The Ranger pickup truck had its best May sales performance since 2004.

Meanwhile, Ford brand retail SUVs had their best May sales since 2003 while Ford brand SUVs overall were up 51.8% year-over-year.

The Blue Oval sold nearly 15,000 units of the brand-new Bronco Sport small SUV last month, helping to drive Ford's retail share in the segment up almost four percentage points. Bronco Sport's May sales performance was its best since launch, and was up 6.9% over April. Ford said that the majority of Bronco Sport customers are coming from other vehicle brands, with the No. 1 source of new customers being Stellantis NV's Jeep brand.

Sales of the Ford EcoSport, a subcompact SUV, were down 15.2%, while sales of the Edge SUV were down 32.1%. The Ford Escape, a compact SUV, saw a 51.4% sales gain. Sales of the Explorer and Expedition SUVs were up 2.1% and 110.4%, respectively.

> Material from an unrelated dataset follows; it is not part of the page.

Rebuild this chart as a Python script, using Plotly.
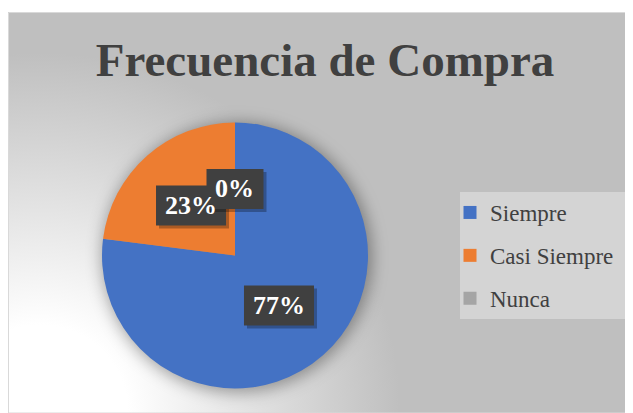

Sales of Lincoln brand SUVs were up across the lineup in May, for a 24.3% gain. Sales of the Corsair, the best-selling vehicle in the Lincoln lineup, were up 16.2%, while Aviator sales rose 32.5% and Navigator sales expanded 65.6%. Overall, Lincoln sales were up 5% year-over-year in May.

Though automakers have been hit hard by a months-long semiconductor shortage, their bottom lines have been boosted by rising vehicle prices.

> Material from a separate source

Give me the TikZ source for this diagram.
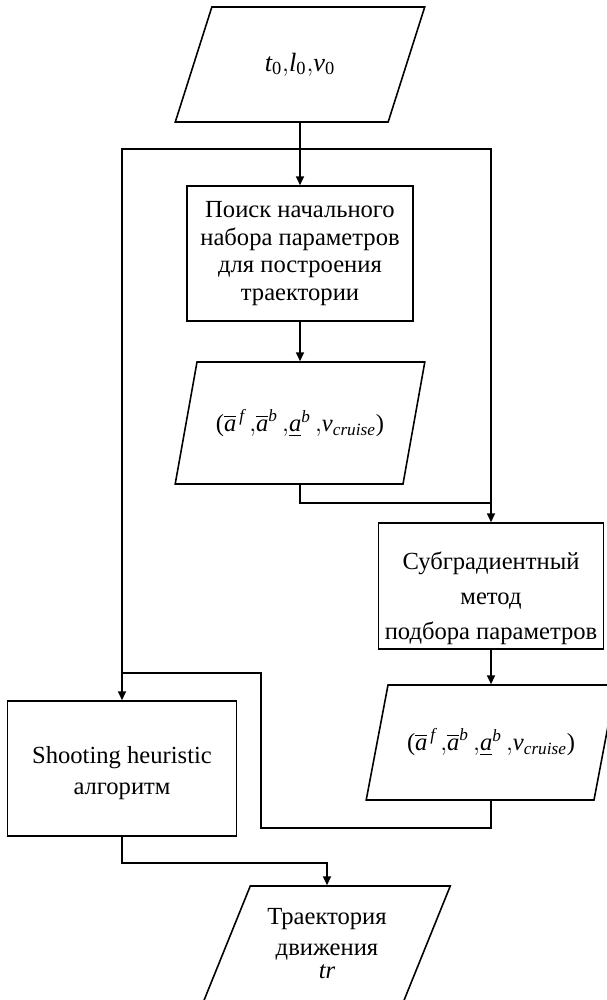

Ford reported Thursday that its average transaction price for new vehicles in the U.S. was up $3,400 from a year ago, to $42,800 per vehicle, driven in part by sales of new vehicles such as Mach-E and the Bronco Sport. 

Industrywide, sales were strong in May, outpacing last May's results but falling behind March and April of this year. U.S. sales were up across the board for automakers that report sales on a monthly basis, including Honda, Toyota and Subaru. But dwindling inventory levels due to the microchip shortage could soon start to hit sales.

Ford's inventory level stood at 30 days' supply at the end of May, down from 35 in April. Prior to the chip shortage, it was not uncommon for automakers to maintain more than 100 days' supply.

IHS Markit on Wednesday projected that the seasonally adjusted annual rate of sales for new vehicles in the U.S. would be between 16.6 million and 17 million units for May, down from 18 million in March and 18.5 million in April.

"The dynamics of the announced production slowdowns is beginning to creep into some OEM results, but the still strong sales pace for the month reflects that consumers are finding new vehicles to purchase," Chris Hopson, manager of North American light vehicle forecasting at IHS Markit, said in a statement. "We expect the sales paces in June and July to continue to recede, but not dramatically."

The "strong pricing environment," added principal automotive analyst Stephanie Brinley, "will also help automakers and dealers through the difficult time with higher profitability helping to offset the generally higher costs resulting from the fragile supply chain and low inventory."